Winnipeg dispatched the B.C. Lions 24-13 in the West Division final to advance to a first-ever Grey Cup showdown versus Montreal.
"The moniker of a great defence is being able to stop people when you need to," Montreal head coach Jason Maas said. "Down the stretch we needed to win games to be in the position we are and each and every week they came up big.
"This is the biggest stage we've played on all year and they played at their absolute peak. Someone asked me (before the game) what I thought was going to be the No. 1 predictor of an outcome and I said turnover margin. I believe that."
Cameron Dukes' one-yard TD run at 4:43 of the fourth pulled Toronto to 24-10. But James Letcher Jr. returned the ensuing kickoff 105 yards for the touchdown — his third return score this season — at 5:19.
Kelly then found DaVaris Daniels on a 64-yard TD strike at 6:43 to cut Montreal's lead to 31-17.
Montreal's defence didn't allow a touchdown in last weekend's 27-12 East Division semifinal win over the Hamilton Tiger-Cats. The Alouettes were 0-3 against Toronto in the regular season but haven't lost since 23-20 setback to the Argos on Sept. 15, a span now of seven games.
Kelly enjoyed a record-setting '23 campaign, his first as Toronto's starter. He won 15-of-16 starts in guiding the Argos to a franchise-best 16-2 record, which also tied the single-season league mark for wins.
In August, Kelly signed a three-year, $1.865-million extension that made him the league's highest-paid player.
Edmonton was 16-2 in 1989 but lost the West Division final to Saskatchewan, which went to win the Grey Cup.
Kelly's 93.8 win percentage was the best ever by a player with at least 14 starts. He completed 270-of-394 passes (68.5 per cent) for 4,123 yards with 23 TDs and 12 interceptions while running for 248 yards and eight TDs — tied for second-most in the CFL.
Toronto's offence also led the CFL in fewest turnovers (27) and was tied for fewest interceptions (15). The Argos entered Saturday's game sporting a 9-0 home record (one win came in Halifax) and 10-0 within the East Division.
Tyler Snead and Jeshrun Antwi had Montreal's other touchdowns. David Cote added five converts and a field goal.
Toronto's Boris Bede booted two converts and a field goal.
Cody Fajardo's eight-yard TD pass to Snead at 5:13 of the third — despite tight coverage from Toronto safety Royce Metchie — staked Montreal to a 17-3 advantage.
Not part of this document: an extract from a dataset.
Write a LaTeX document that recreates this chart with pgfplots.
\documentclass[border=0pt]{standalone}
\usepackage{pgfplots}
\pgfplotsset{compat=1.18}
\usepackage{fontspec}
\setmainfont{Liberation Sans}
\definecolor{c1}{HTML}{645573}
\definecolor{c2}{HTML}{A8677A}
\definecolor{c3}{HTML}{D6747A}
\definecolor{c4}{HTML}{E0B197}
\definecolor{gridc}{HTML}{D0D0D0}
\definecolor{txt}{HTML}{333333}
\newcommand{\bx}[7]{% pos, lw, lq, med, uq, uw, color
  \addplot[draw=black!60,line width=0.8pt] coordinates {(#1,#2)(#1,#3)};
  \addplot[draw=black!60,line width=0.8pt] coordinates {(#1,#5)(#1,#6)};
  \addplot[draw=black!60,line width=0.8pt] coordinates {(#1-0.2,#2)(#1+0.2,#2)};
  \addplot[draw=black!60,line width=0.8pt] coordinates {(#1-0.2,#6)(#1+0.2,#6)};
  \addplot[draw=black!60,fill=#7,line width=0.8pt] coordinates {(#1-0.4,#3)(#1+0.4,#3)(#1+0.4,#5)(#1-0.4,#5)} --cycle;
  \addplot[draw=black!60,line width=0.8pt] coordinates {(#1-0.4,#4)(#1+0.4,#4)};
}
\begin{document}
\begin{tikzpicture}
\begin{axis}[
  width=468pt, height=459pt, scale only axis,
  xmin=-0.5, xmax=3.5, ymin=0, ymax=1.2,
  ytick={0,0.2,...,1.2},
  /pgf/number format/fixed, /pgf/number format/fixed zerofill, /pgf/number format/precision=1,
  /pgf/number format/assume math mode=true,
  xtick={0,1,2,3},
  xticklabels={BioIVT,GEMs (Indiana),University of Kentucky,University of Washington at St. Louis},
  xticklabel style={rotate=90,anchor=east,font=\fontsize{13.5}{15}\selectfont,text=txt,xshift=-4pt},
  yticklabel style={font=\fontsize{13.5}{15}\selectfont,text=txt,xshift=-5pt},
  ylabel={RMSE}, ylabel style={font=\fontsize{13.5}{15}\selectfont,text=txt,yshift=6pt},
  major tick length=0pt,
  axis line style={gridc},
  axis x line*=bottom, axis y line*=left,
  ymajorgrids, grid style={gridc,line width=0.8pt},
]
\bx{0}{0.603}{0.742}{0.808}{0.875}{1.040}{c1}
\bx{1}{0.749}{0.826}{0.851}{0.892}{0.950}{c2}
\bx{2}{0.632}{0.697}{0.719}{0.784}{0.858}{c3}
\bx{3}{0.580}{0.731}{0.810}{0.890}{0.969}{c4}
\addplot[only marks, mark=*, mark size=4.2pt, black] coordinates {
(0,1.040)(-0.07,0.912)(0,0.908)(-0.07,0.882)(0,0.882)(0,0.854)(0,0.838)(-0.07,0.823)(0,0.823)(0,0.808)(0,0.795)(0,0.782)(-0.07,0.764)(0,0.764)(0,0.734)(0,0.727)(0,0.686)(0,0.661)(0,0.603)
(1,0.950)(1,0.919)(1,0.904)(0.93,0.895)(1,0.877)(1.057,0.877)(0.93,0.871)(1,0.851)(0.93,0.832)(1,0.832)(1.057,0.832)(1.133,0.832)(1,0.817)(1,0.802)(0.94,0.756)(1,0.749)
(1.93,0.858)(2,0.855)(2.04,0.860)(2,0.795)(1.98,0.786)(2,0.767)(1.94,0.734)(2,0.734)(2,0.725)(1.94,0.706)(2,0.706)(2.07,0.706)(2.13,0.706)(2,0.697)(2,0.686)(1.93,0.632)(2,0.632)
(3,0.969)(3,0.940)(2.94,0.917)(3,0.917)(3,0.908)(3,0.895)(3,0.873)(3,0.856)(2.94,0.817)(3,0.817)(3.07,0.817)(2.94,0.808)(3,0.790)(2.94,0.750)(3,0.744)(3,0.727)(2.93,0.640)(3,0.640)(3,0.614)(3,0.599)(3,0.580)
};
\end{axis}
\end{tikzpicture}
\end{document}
It followed Shawn Oakman's unnecessary roughness penalty on a Cote field goal that gave the Als first down at the Toronto seven-yard line.
The touchdown was set up by Reggie Stubblefield's interception.
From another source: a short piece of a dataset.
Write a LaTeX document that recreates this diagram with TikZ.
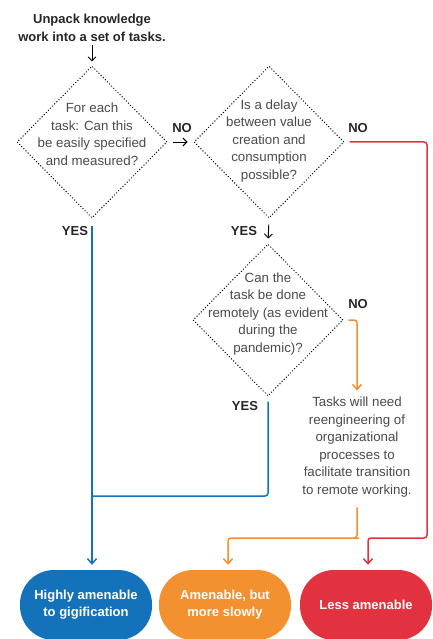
\documentclass[tikz,border=0pt]{standalone}
\usepackage{fontspec}
\setmainfont{Liberation Sans}
\usetikzlibrary{shapes.geometric,arrows.meta}
\definecolor{gigblue}{HTML}{1472BA}
\definecolor{gigorange}{HTML}{F39131}
\definecolor{gigred}{HTML}{E2313F}
\definecolor{qgray}{HTML}{4A4A4A}
\tikzset{
  decision/.style={diamond, draw, dotted, line width=1pt, minimum width=150pt, minimum height=152pt, inner sep=0pt},
  qtext/.style={align=center, text=qgray, font=\fontsize{13.3}{17.5}\selectfont},
  answer/.style={text=black!85, font=\bfseries\fontsize{13}{17}\selectfont},
  outcome/.style={rounded corners=34pt, minimum width=132pt, minimum height=70pt, text=white, align=center, font=\bfseries\fontsize{13}{17}\selectfont},
  wire/.style={line width=1.5pt, rounded corners=3pt},
  link/.style={wire, -{Straight Barb[length=5pt,width=9pt]}},
  plain/.style={line width=0.9pt, -{Straight Barb[length=4pt,width=8pt]}}
}
\begin{document}
\begin{tikzpicture}[x=1pt,y=-1pt]
    \useasboundingbox (0,0) rectangle (433,639);
    \node[align=center, text=black!85, font=\bfseries\fontsize{13}{18}\selectfont] (start) at (92,28) {Unpack knowledge\\work into a set of tasks.};

    \node[decision] (q1) at (92,142) {};
    \node[qtext] (q1text) at (92,134) {For each\\task: Can this\\be easily specified\\and measured?};
    \node[decision] (q2) at (269,142) {};
    \node[qtext] (q2text) at (269,141) {Is a delay\\between value\\creation and\\consumption\\possible?};
    \node[decision] (q3) at (268,320) {};
    \node[qtext] (q3text) at (268,314) {Can the\\task be done\\remotely (as evident\\during the\\pandemic)?};
    \node[qtext] (task) at (357,447) {Tasks will need\\reengineering of\\organizational\\processes to\\facilitate transition\\to remote working.};

    \node[answer] (no1) at (182,128) {NO};
    \node[answer] (no2) at (358,128) {NO};
    \node[answer] (no3) at (358,304) {NO};
    \node[answer] (yes1) at (75,231) {YES};
    \node[answer] (yes2) at (244,231) {YES};
    \node[answer] (yes3) at (245,406) {YES};

    \node[outcome, fill=gigblue] (hi) at (86,605) {Highly amenable\\to gigification};
    \node[outcome, fill=gigorange] (mid) at (225,605) {Amenable, but\\more slowly};
    \node[outcome, fill=gigred] (low) at (366,605) {Less amenable};

    \coordinate (join) at (92,496);
    \coordinate (redbend) at (427,538);
    \coordinate (orangebend) at (356,538);

    \draw[plain, shorten >=4pt] (start.south) -- (q1.north);
    \draw[plain, shorten <=5pt, shorten >=6pt] (q1.east) -- (q2.west);
    \draw[plain, shorten <=6pt, shorten >=5pt] (q2.south) -- (q3.north);

    \draw[link, gigblue, shorten <=7pt, shorten >=5pt] (q1.south) -- (q1.south |- hi.north);
    \draw[wire, gigblue] ([yshift=-5pt]q3.south) |- (join);
    \draw[link, gigred, shorten <=5pt, shorten >=5pt] (q2.east) -| (redbend) -| ([xshift=2pt]low.north);
    \draw[link, gigorange, shorten <=5pt, shorten >=3pt] (q3.east) -| (task.north);
    \draw[link, gigorange, shorten <=7pt, shorten >=5pt] (task.south) |- (orangebend) -| ([xshift=3pt]mid.north);
\end{tikzpicture}
\end{document}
Montreal led 10-3 at halftime thanks to its defence, which accounted for its lone TD. It also stopped Kelly twice on third down despite Dukes usually being Toronto's short-yardage quarterback.
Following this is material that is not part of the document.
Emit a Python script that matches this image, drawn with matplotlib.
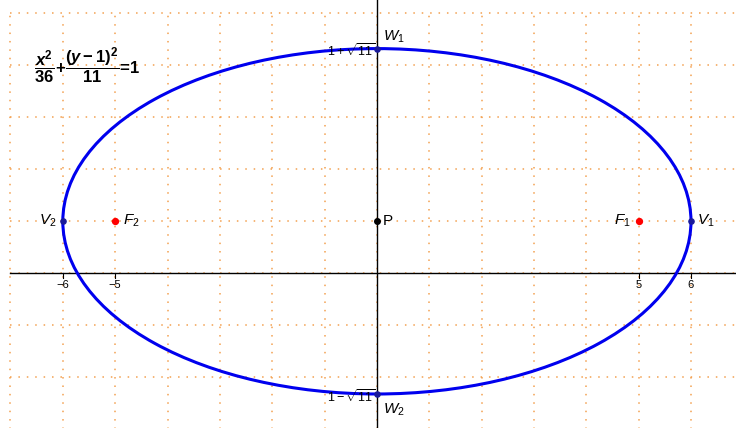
import numpy as np
import matplotlib
matplotlib.use("Agg")
from matplotlib import pyplot as plt
from matplotlib.patches import Ellipse

plt.rcParams['font.family'] = ['Liberation Sans', 'DejaVu Sans']
plt.rcParams['mathtext.fontset'] = 'custom'
plt.rcParams['mathtext.rm'] = 'Liberation Sans'
plt.rcParams['mathtext.it'] = 'Liberation Sans:italic'
plt.rcParams['mathtext.bf'] = 'Liberation Sans:bold'
plt.rcParams['mathtext.bfit'] = 'Liberation Sans:italic:bold'

# ellipse x^2/36 + (y-1)^2/11 = 1
center = (0, 1)
a = 6.0
b = np.sqrt(11)

vertices_x = [6, -6]
vertices_y = [1, 1]
covert_x = [0, 0]
covert_y = [1 + np.sqrt(11), 1 - np.sqrt(11)]
foci_x = [5, -5]
foci_y = [1, 1]

xticks = [-6, -5, 5, 6]
yticks = [1 + np.sqrt(11), 1 - np.sqrt(11)]
yticklabels = [r'$1+\sqrt{11}$', r'$1\u2212\sqrt{11}$'.replace('\\u2212', '\u2212')]

fig = plt.figure(figsize=(7.36, 4.28), dpi=100)
ax = fig.add_axes([0, 0, 1, 1])
ax.set_xlim(-7.2, 6.86)
ax.set_ylim(-2.97, 5.25)
ax.axis('off')

# grid
gc = '#f3a050'
for gx in range(-7, 7):
    ax.plot([gx, gx], [-3, 5], color=gc, lw=1.1, ls=(0, (1, 4.5)), zorder=0)
for gy in range(-2, 6):
    ax.plot([-7, 6.86], [gy, gy], color=gc, lw=1.1, ls=(0, (1, 4.5)), zorder=0)

# axes
ax.plot([-7, 6.86], [0, 0], color='black', lw=1, zorder=1)
ax.plot([0, 0], [-3, 5.25], color='black', lw=1, zorder=1)

for t in xticks:
    ax.plot([t, t], [-0.08, 0.0], color='black', lw=0.8, zorder=1)
    ax.text(t, -0.13, '\u2212%d' % abs(t) if t < 0 else str(t), ha='center', va='top', fontsize=8)
for t, lab in zip(yticks, yticklabels):
    ax.plot([0, 0.1], [t, t], color='black', lw=0.8, zorder=1)
    ax.text(-0.03, t - 0.04, lab, ha='right', va='center', fontsize=9, zorder=4)

# ellipse
ax.add_patch(Ellipse(center, 2 * a, 2 * b, fill=False, ec='#0000ee', lw=2.2, zorder=3))

ax.scatter(vertices_x, vertices_y, s=14, color='#1a1a9a', zorder=5)
ax.scatter(covert_x, covert_y, s=14, color='#1a1a9a', zorder=5)
ax.scatter(foci_x, foci_y, s=18, color='red', zorder=5)
ax.scatter([center[0]], [center[1]], s=16, color='black', zorder=5)

fs = 11
ax.text(6.12, 1, '$V_1$', ha='left', va='center', fontsize=fs)
ax.text(-6.12, 1, '$V_2$', ha='right', va='center', fontsize=fs)
ax.text(4.85, 1, '$F_1$', ha='right', va='center', fontsize=fs)
ax.text(-4.85, 1, '$F_2$', ha='left', va='center', fontsize=fs)
ax.text(0.12, 1, 'P', ha='left', va='center', fontsize=fs)
ax.text(0.12, covert_y[0] + 0.22, '$W_1$', ha='left', va='center', fontsize=fs)
ax.text(0.12, covert_y[1] - 0.3, '$W_2$', ha='left', va='center', fontsize=fs)

ax.text(-6.55, 3.98, r'$\mathbf{\dfrac{\mathbfit{x}^2}{36}\!+\!\dfrac{(\mathbfit{y}-1)^2}{11}\!=\!1}$',
        ha='left', va='center', fontsize=12)

fig.savefig('out.png', dpi=100)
And although Toronto continually enjoyed great field position and accumulated 174 net yards, the offence gave the ball away four times (downs twice, interception and fumble).
Toronto's defence did its part with five first-half sacks (three by Oakman, two by Reggie Barlow) and an interception. The unit, which had a CFL-high 68 sacks on the year, finished with seven Saturday.